Written exercise:
Report only how many lines of the entries below contain the string "code".

▶

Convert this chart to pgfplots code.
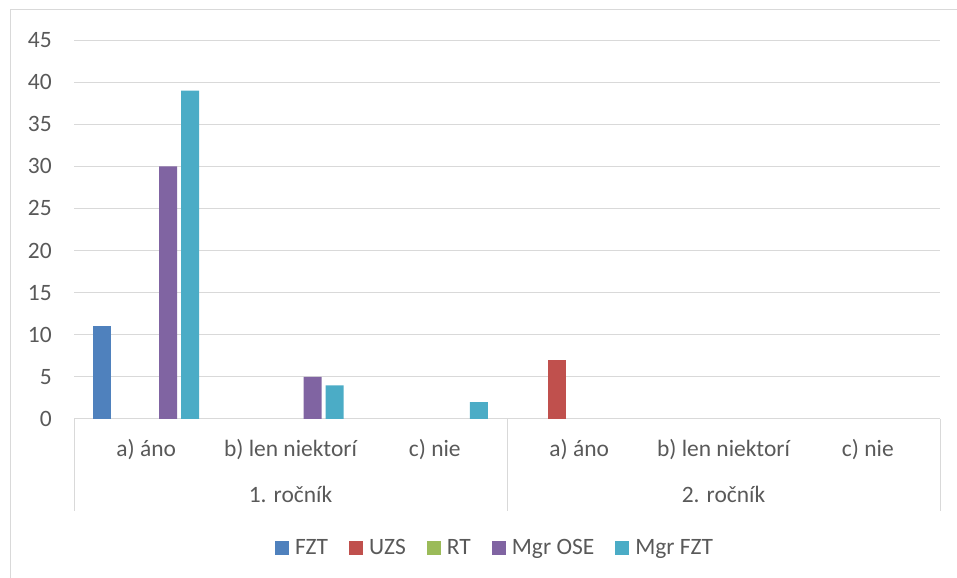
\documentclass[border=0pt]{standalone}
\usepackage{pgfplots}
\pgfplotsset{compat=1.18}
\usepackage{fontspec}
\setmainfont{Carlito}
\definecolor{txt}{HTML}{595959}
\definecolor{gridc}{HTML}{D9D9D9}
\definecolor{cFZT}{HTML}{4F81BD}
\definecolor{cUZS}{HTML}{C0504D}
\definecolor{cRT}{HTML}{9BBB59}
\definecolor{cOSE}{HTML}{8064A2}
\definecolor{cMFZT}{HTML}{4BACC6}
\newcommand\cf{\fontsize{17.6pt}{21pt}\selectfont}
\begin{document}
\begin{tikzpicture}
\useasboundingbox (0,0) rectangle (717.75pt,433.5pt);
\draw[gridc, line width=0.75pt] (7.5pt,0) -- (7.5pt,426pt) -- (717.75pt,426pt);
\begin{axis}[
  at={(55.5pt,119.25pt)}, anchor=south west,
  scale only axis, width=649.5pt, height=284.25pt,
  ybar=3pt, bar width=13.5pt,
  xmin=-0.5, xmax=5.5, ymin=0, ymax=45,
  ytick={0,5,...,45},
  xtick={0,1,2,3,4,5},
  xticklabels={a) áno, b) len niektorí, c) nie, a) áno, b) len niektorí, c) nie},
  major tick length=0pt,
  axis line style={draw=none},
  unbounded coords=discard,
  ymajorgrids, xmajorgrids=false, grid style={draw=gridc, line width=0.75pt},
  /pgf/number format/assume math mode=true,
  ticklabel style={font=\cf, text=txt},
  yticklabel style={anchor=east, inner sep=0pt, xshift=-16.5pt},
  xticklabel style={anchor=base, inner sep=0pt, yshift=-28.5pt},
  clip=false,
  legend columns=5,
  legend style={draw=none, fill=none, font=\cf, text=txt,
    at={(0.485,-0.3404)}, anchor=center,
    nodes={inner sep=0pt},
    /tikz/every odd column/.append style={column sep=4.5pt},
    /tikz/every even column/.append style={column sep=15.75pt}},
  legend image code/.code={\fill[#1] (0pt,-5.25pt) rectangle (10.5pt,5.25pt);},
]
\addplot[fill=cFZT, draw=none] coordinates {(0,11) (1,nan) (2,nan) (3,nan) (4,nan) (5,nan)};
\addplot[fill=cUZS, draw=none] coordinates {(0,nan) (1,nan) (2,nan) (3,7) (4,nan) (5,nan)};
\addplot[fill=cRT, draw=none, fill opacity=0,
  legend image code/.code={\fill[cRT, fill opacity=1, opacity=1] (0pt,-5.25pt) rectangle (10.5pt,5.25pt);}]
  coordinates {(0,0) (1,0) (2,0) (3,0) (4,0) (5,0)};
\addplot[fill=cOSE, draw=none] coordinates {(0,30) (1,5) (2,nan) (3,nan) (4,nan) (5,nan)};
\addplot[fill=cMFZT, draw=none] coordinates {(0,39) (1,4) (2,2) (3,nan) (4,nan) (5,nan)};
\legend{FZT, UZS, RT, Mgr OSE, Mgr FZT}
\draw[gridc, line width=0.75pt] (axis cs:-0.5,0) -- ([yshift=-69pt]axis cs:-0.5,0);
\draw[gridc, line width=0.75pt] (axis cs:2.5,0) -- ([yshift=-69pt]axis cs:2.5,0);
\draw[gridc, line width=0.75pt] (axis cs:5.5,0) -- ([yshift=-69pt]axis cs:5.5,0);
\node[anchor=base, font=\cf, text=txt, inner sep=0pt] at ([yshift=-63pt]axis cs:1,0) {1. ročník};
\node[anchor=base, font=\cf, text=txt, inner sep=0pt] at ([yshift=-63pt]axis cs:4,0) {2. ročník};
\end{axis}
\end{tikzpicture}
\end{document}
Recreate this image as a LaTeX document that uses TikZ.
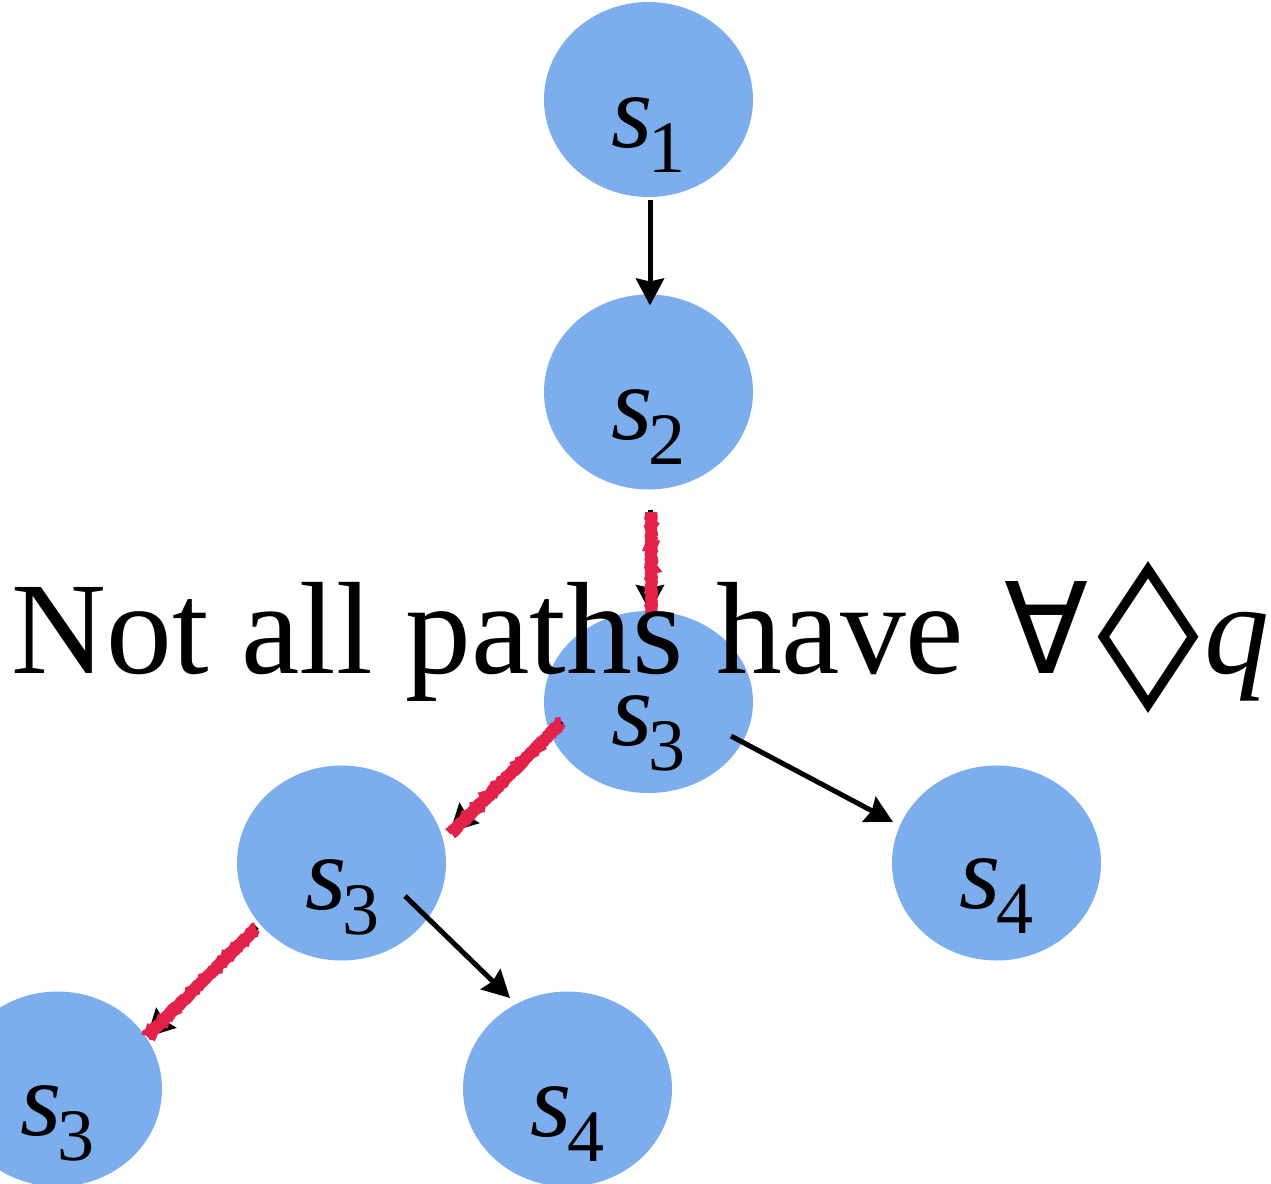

◀

Response to the exercise:
3